Однажды, когда самосские послы говорили чересчур долго, спартанцы сказали им: «Первую часть вашей речи мы забыли, а последующую не поняли, так как забыли первую».
Как то во время пребывания в Спарте нескольких хиосцев они, пообедав в зале эфоров, оставили на полу следы рвоты и даже справили нужду на кресла, на которых сидели. Спартанцы провели тщательное расследование, не сделал ли это кто из сограждан, но когда выяснилось, что это были хиосцы, то через глашатая объявили: «Хиосцам разрешается гадить».
Какой то юноша не уступил (…) места [знаменитому полководцу Деркеллиду] и сказал так: «Ты не родил сына, который бы в свое время уступил место мне».
[Спартанец], которого хороначальник поставил в хоре с самого краю, (…) сказал: «Молодец, что придумал, как и это место сделать почетным!»
Спартанка, вручая сыну шит, внушала ему: «Или с ним, сын мой, или на нем».

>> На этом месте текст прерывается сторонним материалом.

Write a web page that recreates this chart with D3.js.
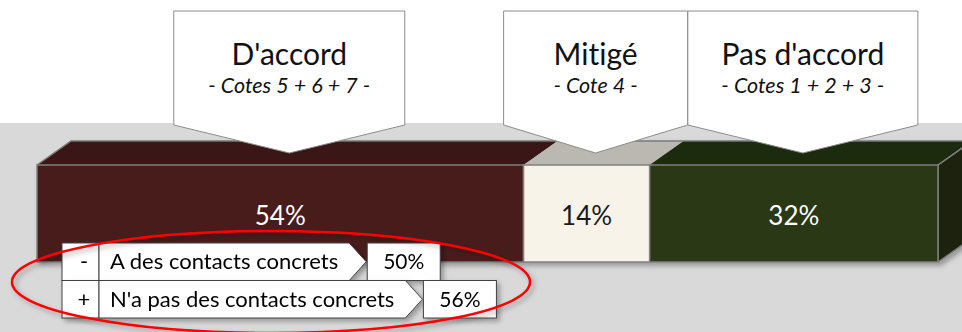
<!DOCTYPE html>
<html>
<head>
<meta charset="utf-8">
<script src="https://cdn.jsdelivr.net/npm/d3@7"></script>
<style>
   html, body { margin: 0; padding: 0; background: #ffffff; }
   svg { display: block; font-family: Lato, "Noto Sans", sans-serif; font-variant-ligatures: none; }
</style>
</head>
<body>
<div id="chart"></div>
<script>
// Data
let categories = ["D'accord", "Mitigé", "Pas d'accord"]
let subtitles = ["- Cotes 5 + 6 + 7 -", "- Cote 4 -", "- Cotes 1 + 2 + 3 -"]
let values = [54, 14, 32]
let groupSigns = ["-", "+"]
let groupLabels = ["A des contacts concrets", "N'a pas des contacts concrets"]
let groupValues = [50, 56]

// Styling
let frontColors = ["#4a1a1b", "#f7f3e9", "#2a3918"]
let topColors = ["#3b1414", "#bab8b0", "#1f2a10"]
let labelColors = ["#ffffff", "#1a1a1a", "#ffffff"]
let calloutWidths = [231, 184, 230]

let width = 962
let height = 332
let barTop = 165
let barBottom = 262
let depthX = 34
let depthY = 24

let svg = d3.select("#chart").append("svg")
   .attr("width", width)
   .attr("height", height)

let defs = svg.append("defs")
let shadow = defs.append("filter").attr("id", "shadow")
   .attr("x", "-10%").attr("y", "-30%").attr("width", "130%").attr("height", "170%")
shadow.append("feDropShadow")
   .attr("dx", 3).attr("dy", 3).attr("stdDeviation", 2.5)
   .attr("flood-color", "#000").attr("flood-opacity", 0.3)

// Background: white top, grey floor
svg.append("rect").attr("width", width).attr("height", height).attr("fill", "#ffffff")
svg.append("rect").attr("y", 123).attr("width", width).attr("height", height - 123).attr("fill", "#d9d9d9")

let x = d3.scaleLinear().domain([0, 100]).range([37, 938])

// stacked segments
let segs = []
let acc = 0
values.forEach(function(v, i) {
   segs.push({ name: categories[i], sub: subtitles[i], value: v, x0: acc, x1: acc + v, i: i })
   acc += v
})

let bar = svg.append("g").attr("filter", "url(#shadow)")

// top faces
bar.selectAll("path.top").data(segs).enter().append("path")
   .attr("class", "top")
   .attr("fill", function(d) { return topColors[d.i] })
   .attr("d", function(d) {
      let a = x(d.x0), b = x(d.x1)
      return "M" + a + "," + barTop + "L" + b + "," + barTop +
         "L" + (b + depthX) + "," + (barTop - depthY) + "L" + (a + depthX) + "," + (barTop - depthY) + "Z"
   })

// side face
bar.append("path")
   .attr("fill", "#1b240e")
   .attr("stroke", "#7a7a7a")
   .attr("stroke-width", 1.5)
   .attr("d", "M" + x(100) + "," + barTop + "L" + (x(100) + depthX) + "," + (barTop - depthY) +
      "L" + (x(100) + depthX) + "," + (barBottom - depthY) + "L" + x(100) + "," + barBottom + "Z")

// outline of the top face
bar.append("path")
   .attr("fill", "none")
   .attr("stroke", "#7a7a7a")
   .attr("stroke-width", 1.5)
   .attr("d", "M" + x(0) + "," + barTop + "L" + (x(0) + depthX) + "," + (barTop - depthY) +
      "L" + (x(100) + depthX) + "," + (barTop - depthY) + "L" + x(100) + "," + barTop)

// front faces
bar.selectAll("rect.front").data(segs).enter().append("rect")
   .attr("class", "front")
   .attr("x", function(d) { return x(d.x0) })
   .attr("y", barTop)
   .attr("width", function(d) { return x(d.x1) - x(d.x0) })
   .attr("height", barBottom - barTop)
   .attr("fill", function(d) { return frontColors[d.i] })
   .attr("stroke", "#7f7f7f")
   .attr("stroke-width", 1.5)

svg.selectAll("text.value").data(segs).enter().append("text")
   .attr("class", "value")
   .attr("x", function(d) { return (x(d.x0) + x(d.x1)) / 2 })
   .attr("y", 225)
   .attr("text-anchor", "middle")
   .attr("font-size", 26)
   .attr("fill", function(d) { return labelColors[d.i] })
   .text(function(d) { return d.value + "%" })

// Callouts above each segment
let callouts = svg.selectAll("g.callout").data(segs).enter().append("g")
   .attr("class", "callout")
   .attr("transform", function(d) { return "translate(" + ((x(d.x0) + x(d.x1)) / 2 + 9) + ",0)" })

callouts.append("path")
   .attr("fill", "#ffffff")
   .attr("stroke", "#8c8c8c")
   .attr("stroke-width", 1)
   .attr("d", function(d) {
      let w = calloutWidths[d.i] / 2
      return "M" + (-w) + ",11H" + w + "V125L0,153L" + (-w) + ",125Z"
   })

callouts.append("text")
   .attr("text-anchor", "middle")
   .attr("y", 65)
   .attr("font-size", 30)
   .attr("fill", "#111111")
   .text(function(d) { return d.name })

callouts.append("text")
   .attr("text-anchor", "middle")
   .attr("y", 93)
   .attr("font-size", 21.5)
   .attr("font-style", "italic")
   .attr("fill", "#111111")
   .text(function(d) { return d.sub })

// Group comparison legend
let rowH = 37.5
let legend = svg.append("g").attr("transform", "translate(62,243)")

groupLabels.forEach(function(label, i) {
   let row = legend.append("g")
      .attr("transform", "translate(0," + (i * rowH) + ")")
      .attr("filter", "url(#shadow)")

   row.append("rect")
      .attr("width", 37).attr("height", rowH)
      .attr("fill", "#ffffff").attr("stroke", "#404040").attr("stroke-width", 1)

   let arrow = row.append("path")
      .attr("fill", "#ffffff").attr("stroke", "#404040").attr("stroke-width", 1)

   let valBox = row.append("rect")
      .attr("height", rowH)
      .attr("fill", "#ffffff").attr("stroke", "#404040").attr("stroke-width", 1)

   row.append("text")
      .attr("x", 22).attr("y", rowH / 2 + 7.5)
      .attr("text-anchor", "middle")
      .attr("font-size", 22)
      .text(groupSigns[i])

   let t = row.append("text")
      .attr("x", 48).attr("y", rowH / 2 + 7.5)
      .attr("font-size", 22)
      .text(label)

   let edge = 48 + t.node().getComputedTextLength() + 11
   let tip = edge + 17
   arrow.attr("d", "M37,0H" + edge + "L" + tip + "," + (rowH / 2) + "L" + edge + "," + rowH + "H37Z")
   valBox.attr("x", tip + 1).attr("width", 73)

   row.append("text")
      .attr("x", tip + 1 + 36.5).attr("y", rowH / 2 + 7.5)
      .attr("text-anchor", "middle")
      .attr("font-size", 21)
      .text(groupValues[i] + "%")
})

// Red highlight ellipse around the legend
svg.append("ellipse")
   .attr("cx", 271).attr("cy", 282)
   .attr("rx", 259).attr("ry", 51)
   .attr("fill", "none")
   .attr("stroke", "#ff0000")
   .attr("stroke-width", 2.5)
   .attr("filter", "url(#shadow)")
</script>
</body>
</html>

Мать сказала сыну, которого обвиняли в преступлении: «Сын мой, уничтожь или обвинение, или себя».
Когда сыновья одной спартанки, бежав с поля сражения, явились к ней, она сказала: «Трусливые рабы! Куда вы бежите? Может, хотите спрятаться здесь, откуда появились на свет?» И с этими словами она задрала платье.